UGEC2950 Environmental Crises and Cultures of Survival
Time
Lecture: Mondays 01:30 p.m. - 03:15 p.m.
Tutorial: Mondays 03:30 p.m. - 04:15 p.m. Mondays 04:30 p.m. - 05:15 p.m.
Instructor
Dr. TAM Man Kei
Course Description
This course pays attention to the environment and its relation with human experiences. Through the lens of environment, we bring human diversity into presence, examining ways of life of peoples—from Indonesia highlander to Tokyo urbanites—and their words and deeds to tackle crises of planetary scale—climate change, nuclear disaster, air pollution, waste, deforestation. Facing these crises, can anthropological inquiry of the environment help us to explore a humanity that can accommodate living beings of all kind? How can such inquiry inspire us to make changes that create a world we can live together?
We’ll follow these trails in the environment to look for engagement and conversation: cultural perception on the origin of agriculture, resource use and religious belief, debating traditional ecological knowledge, globalization and state intervention, environmental justice, land dispossession, waste and pollution, disaster and extreme environment.

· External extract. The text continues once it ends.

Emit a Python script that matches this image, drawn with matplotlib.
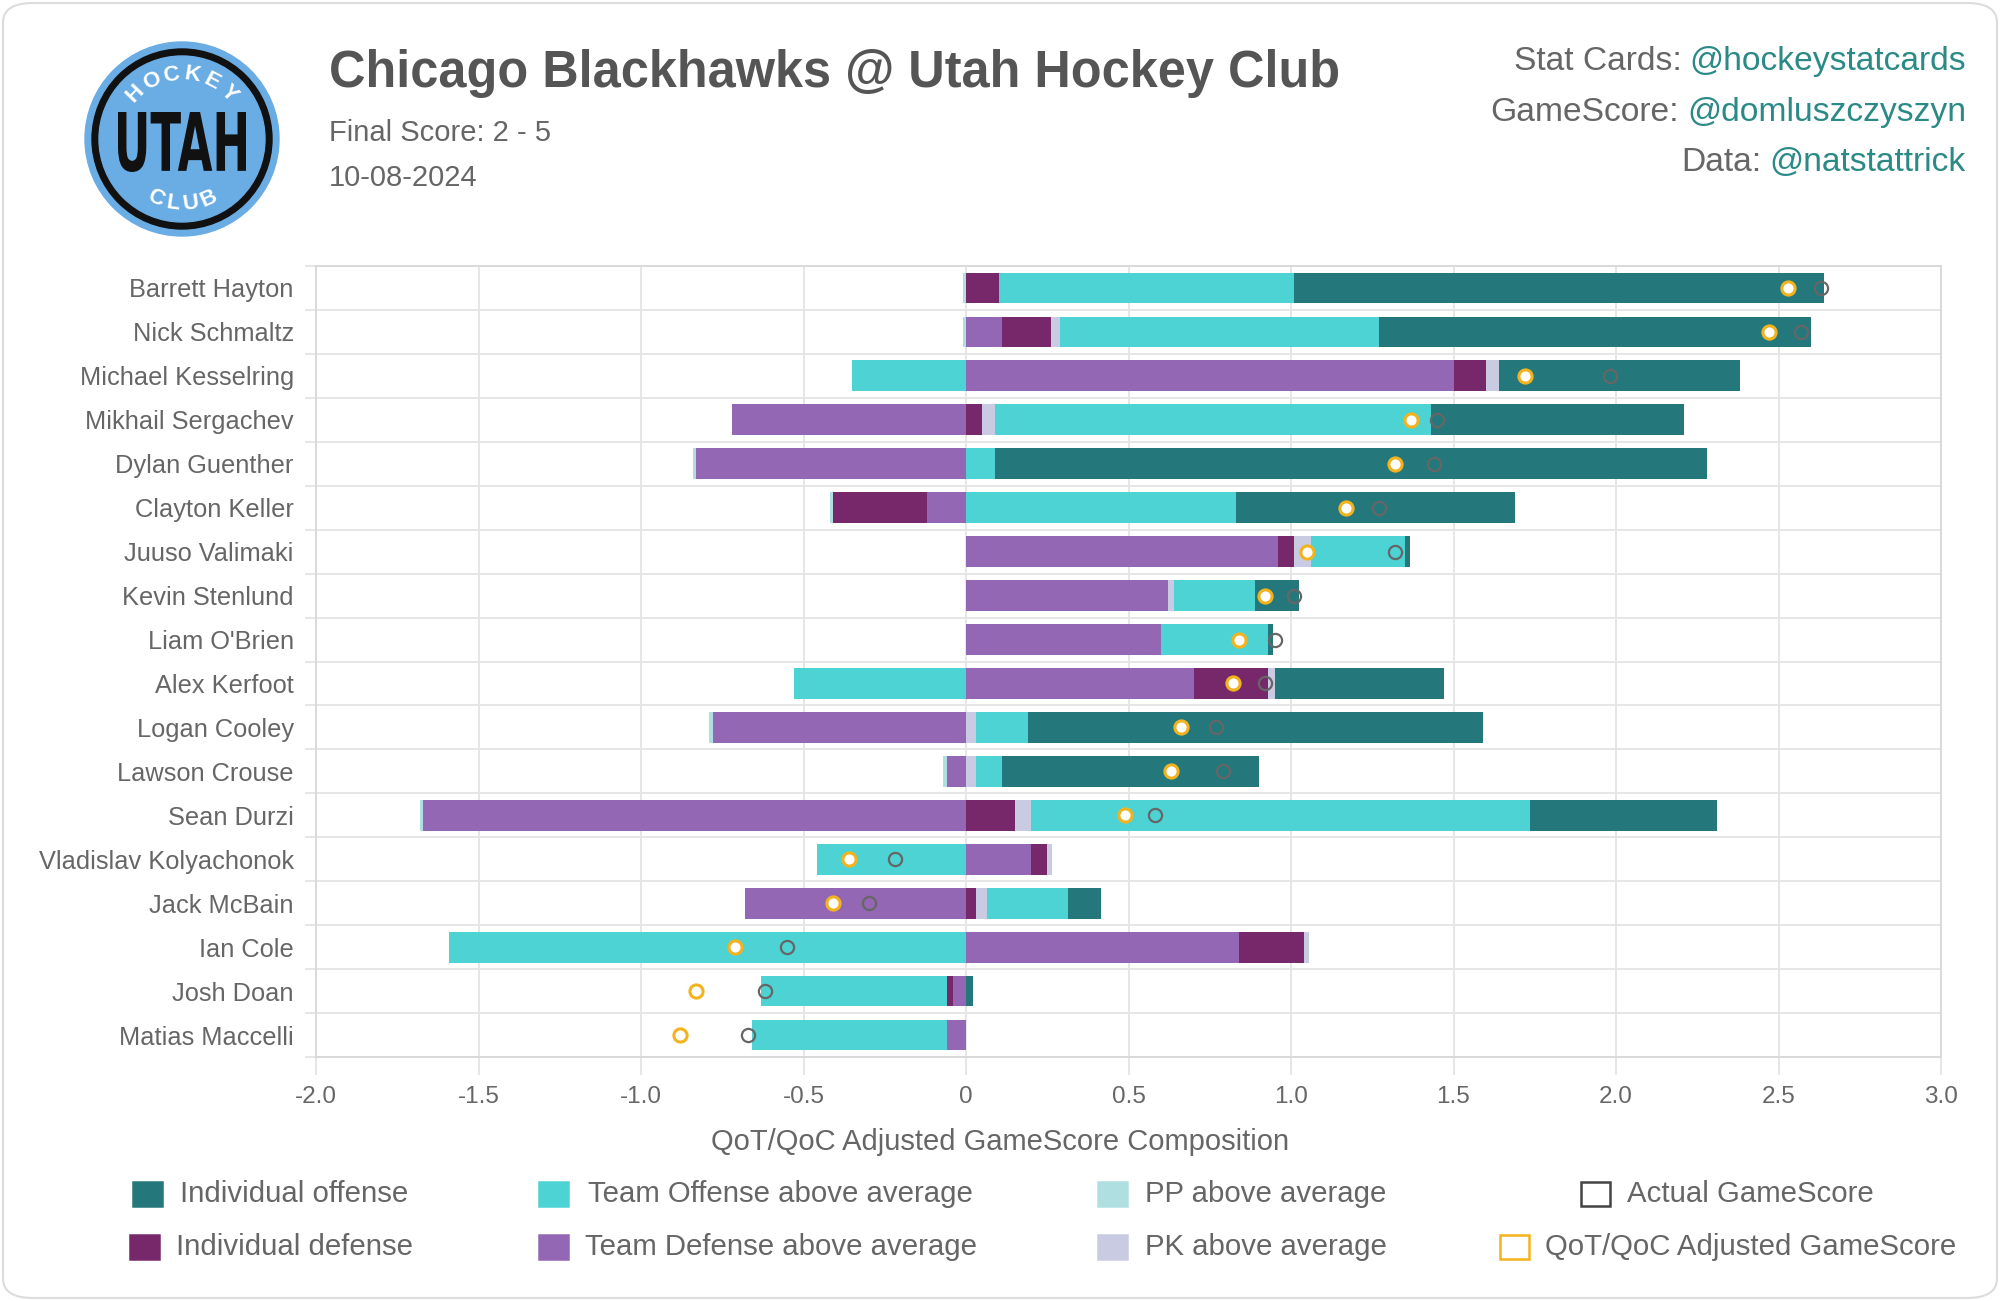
import matplotlib
matplotlib.use("Agg")
import matplotlib.pyplot as plt
import numpy as np
from matplotlib.patches import Rectangle, Circle, FancyBboxPatch, PathPatch
from matplotlib.textpath import TextPath
from matplotlib.font_manager import FontProperties
from matplotlib.transforms import Affine2D

plt.rcParams['font.family'] = ['Liberation Sans', 'DejaVu Sans']

# ---------------- data ----------------
players = ["Barrett Hayton", "Nick Schmaltz", "Michael Kesselring", "Mikhail Sergachev",
           "Dylan Guenther", "Clayton Keller", "Juuso Valimaki", "Kevin Stenlund",
           "Liam O'Brien", "Alex Kerfoot", "Logan Cooley", "Lawson Crouse", "Sean Durzi",
           "Vladislav Kolyachonok", "Jack McBain", "Ian Cole", "Josh Doan", "Matias Maccelli"]

team_defense = [0.00, 0.11, 1.50, -0.72, -0.83, -0.12, 0.96, 0.62, 0.60, 0.70,
                -0.78, -0.06, -1.67, 0.20, -0.68, 0.84, -0.04, -0.06]
individual_defense = [0.10, 0.15, 0.10, 0.05, 0.00, -0.29, 0.05, 0.00, 0.00, 0.23,
                      0.00, 0.00, 0.15, 0.05, 0.03, 0.20, -0.02, 0.00]
pk_above_avg = [0.00, 0.03, 0.04, 0.04, 0.00, 0.00, 0.05, 0.02, 0.00, 0.02,
                0.03, 0.03, 0.05, 0.015, 0.035, 0.015, 0.00, 0.00]
pp_above_avg = [-0.01, -0.01, 0.00, 0.00, -0.01, -0.01, 0.00, 0.00, 0.00, 0.00,
                -0.01, -0.01, -0.01, 0.00, 0.00, 0.00, 0.00, 0.00]
team_offense = [0.91, 0.98, -0.35, 1.34, 0.09, 0.83, 0.29, 0.25, 0.33, -0.53,
                0.16, 0.08, 1.535, -0.46, 0.25, -1.59, -0.57, -0.60]
individual_offense = [1.63, 1.33, 0.74, 0.78, 2.19, 0.86, 0.015, 0.135, 0.016, 0.52,
                      1.40, 0.79, 0.575, 0.00, 0.10, 0.00, 0.02, 0.00]
actual_gamescore = [2.63, 2.57, 1.98, 1.45, 1.44, 1.27, 1.32, 1.01, 0.95, 0.92,
                    0.77, 0.79, 0.58, -0.22, -0.30, -0.55, -0.62, -0.67]
adjusted_gamescore = [2.53, 2.47, 1.72, 1.37, 1.32, 1.17, 1.05, 0.92, 0.84, 0.82,
                      0.66, 0.63, 0.49, -0.36, -0.41, -0.71, -0.83, -0.88]

x_ticks = [-2.0, -1.5, -1.0, -0.5, 0.0, 0.5, 1.0, 1.5, 2.0, 2.5, 3.0]
x_tick_labels = ["-2.0", "-1.5", "-1.0", "-0.5", "0", "0.5", "1.0", "1.5", "2.0", "2.5", "3.0"]

title = "Chicago Blackhawks @ Utah Hockey Club"
subtitle1 = "Final Score: 2 - 5"
subtitle2 = "10-08-2024"
credits = [("Stat Cards:", "@hockeystatcards"), ("GameScore:", "@domluszczyszyn"), ("Data:", "@natstattrick")]

# ---------------- style ----------------
C_IND_OFF = '#24787b'
C_TEAM_OFF = '#4dd3d4'
C_PP = '#b0dfe2'
C_IND_DEF = '#77286a'
C_TEAM_DEF = '#9467b5'
C_PK = '#c9cbe2'
C_ACTUAL = '#666666'
C_ADJ = '#f2b31f'
TXT = '#666666'
TEAL = '#2b8a86'
GRID = '#e4e4e4'

W, H = 2000, 1301
fig = plt.figure(figsize=(W / 100, H / 100), dpi=100)
fig.patch.set_facecolor('white')

# card border
card = FancyBboxPatch((3 / W, 3 / H), 1 - 6 / W, 1 - 6 / H,
                      boxstyle="round,pad=0,rounding_size=0.015",
                      transform=fig.transFigure, facecolor='white',
                      edgecolor='#dcdcdc', linewidth=1.5, zorder=-10)
fig.patches.append(card)

# ---------------- main axes ----------------
AX_L, AX_R, AX_T, AX_B = 316, 1941, 266, 1057
ax = fig.add_axes([AX_L / W, 1 - AX_B / H, (AX_R - AX_L) / W, (AX_B - AX_T) / H])
n = len(players)
y = np.arange(n)

series = [
    (team_defense, C_TEAM_DEF),
    (individual_defense, C_IND_DEF),
    (pk_above_avg, C_PK),
    (pp_above_avg, C_PP),
    (team_offense, C_TEAM_OFF),
    (individual_offense, C_IND_OFF),
]
pos_cum = np.zeros(n)
neg_cum = np.zeros(n)
for vals, col in series:
    v = np.asarray(vals, dtype=float)
    left = np.where(v >= 0, pos_cum, neg_cum)
    ax.barh(y, v, left=left, height=0.7, color=col, linewidth=0, zorder=2)
    pos_cum = pos_cum + np.where(v > 0, v, 0)
    neg_cum = neg_cum + np.where(v < 0, v, 0)

ax.plot(actual_gamescore, y, 'o', mfc='none', mec=C_ACTUAL, ms=9.5, mew=1.6, zorder=4)
ax.plot(adjusted_gamescore, y, 'o', mfc='white', mec=C_ADJ, ms=9.5, mew=2.2, zorder=5)

ax.set_xlim(-2.0, 3.0)
ax.set_ylim(n - 0.5, -0.5)
ax.set_xticks(x_ticks)
ax.set_xticklabels(x_tick_labels)
ax.set_yticks(y)
ax.set_yticklabels(players)
ax.set_yticks(np.arange(-0.5, n, 1.0), minor=True)
ax.set_axisbelow(True)
ax.grid(axis='x', which='major', color=GRID, linewidth=1.3)
ax.grid(axis='y', which='minor', color=GRID, linewidth=1.3)
ax.grid(axis='y', which='major', visible=False)
ax.tick_params(axis='x', which='major', length=13, color=GRID, width=1.3,
               labelsize=17.5, labelcolor=TXT, pad=8)
ax.tick_params(axis='y', which='major', length=0, labelsize=18.3, labelcolor=TXT, pad=16)
ax.tick_params(axis='y', which='minor', length=8, color=GRID, width=1.3)
for s in ax.spines.values():
    s.set_color('#d8d8d8')
    s.set_linewidth(1.3)
ax.set_xlabel("QoT/QoC Adjusted GameScore Composition", fontsize=21, color=TXT, labelpad=14)
ax.xaxis.label.set_x((1000 - AX_L) / (AX_R - AX_L))

# ---------------- legend (manual) ----------------
legend_items = [
    ("Individual offense", C_IND_OFF, C_IND_OFF, 133, 1194, 180),
    ("Team Offense above average", C_TEAM_OFF, C_TEAM_OFF, 539, 1194, 588),
    ("PP above average", C_PP, C_PP, 1098, 1194, 1145),
    ("Actual GameScore", 'white', '#444444', 1581, 1194, 1627),
    ("Individual defense", C_IND_DEF, C_IND_DEF, 130, 1247, 176),
    ("Team Defense above average", C_TEAM_DEF, C_TEAM_DEF, 539, 1247, 585),
    ("PK above average", C_PK, C_PK, 1098, 1247, 1145),
    ("QoT/QoC Adjusted GameScore", 'white', C_ADJ, 1500, 1247, 1545),
]
for label, fc, ec, bx, by, tx in legend_items:
    r = Rectangle((bx / W, 1 - (by + 12) / H), 29 / W, 24 / H, transform=fig.transFigure,
                  facecolor=fc, edgecolor=ec, linewidth=1.8)
    fig.patches.append(r)
    fig.text(tx / W, 1 - by / H, label, fontsize=21.2, color=TXT, ha='left', va='center')

# ---------------- header ----------------
fig.text(329 / W, 1 - 73 / H, title, fontsize=36.4, fontweight='bold', color='#555555',
         ha='left', va='center')
fig.text(329 / W, 1 - 133 / H, subtitle1, fontsize=21, color=TXT, ha='left', va='center')
fig.text(329 / W, 1 - 178 / H, subtitle2, fontsize=21, color=TXT, ha='left', va='center')

for (pre, handle), yy in zip(credits, [70, 121, 171]):
    t = fig.text(1966 / W, 1 - yy / H, handle, fontsize=24.2, color=TEAL, ha='right', va='baseline')
    ax.annotate(pre, xy=(0, 1 - yy / H), xycoords=(t, 'figure fraction'),
                xytext=(-8, 0), textcoords='offset pixels',
                fontsize=24.2, color=TXT, ha='right', va='baseline', annotation_clip=False)

# ---------------- logo ----------------
lax = fig.add_axes([82 / W, 1 - 239 / H, 200 / W, 200 / H])
lax.set_xlim(-100, 100)
lax.set_ylim(-100, 100)
lax.set_aspect('equal')
lax.axis('off')
lax.add_patch(Circle((0, 0), 97, color='#6aace4', zorder=1))
lax.add_patch(Circle((0, 0), 90, color='#111111', zorder=2))
lax.add_patch(Circle((0, 0), 83, color='#6aace4', zorder=3))

fp = FontProperties(family='DejaVu Sans', weight='bold')
tp = TextPath((0, 0), "UTAH", size=60, prop=fp)
bb = tp.get_extents()
tr = (Affine2D().translate(-(bb.x0 + bb.width / 2), -(bb.y0 + bb.height / 2))
      .scale(128 / bb.width, 60 / bb.height).translate(0, -3))
lax.add_patch(PathPatch(tr.transform_path(tp), color='#111111', lw=0, zorder=4))

for ch, ang in zip("HOCKEY", np.linspace(136, 44, 6)):
    a = np.deg2rad(ang)
    lax.text(65 * np.cos(a), 65 * np.sin(a), ch, fontsize=16, fontweight='bold',
             color='white', ha='center', va='center', rotation=ang - 90,
             rotation_mode='anchor', zorder=5)
for ch, ang in zip("CLUB", np.linspace(246, 294, 4)):
    a = np.deg2rad(ang)
    lax.text(65 * np.cos(a), 65 * np.sin(a), ch, fontsize=16, fontweight='bold',
             color='white', ha='center', va='center', rotation=ang + 90,
             rotation_mode='anchor', zorder=5)

fig.savefig("out.png", dpi=100, facecolor='white')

Through ethnographies of people who are struggling to survive, this course asks why they are pushed into poverty, how their resources being exploited, what they do to fight for justice; it covers SDGs related to the issues of sustainable agriculture (SDG2), tacking climate change (SDG13) and promoting peace, justice and institutional accountability (SDG16).
Learning Outcome
- Understand how humans have engaged the environment historically and cross-culturally.
- Examine the relationship between the environment, local communities and the state in the present world through issues including deforestation, climate change, and nuclear disaster.
- Explore contemporary environmental crises to cultivate sensitivity to possible forms of resistance and action from local and global perspectives.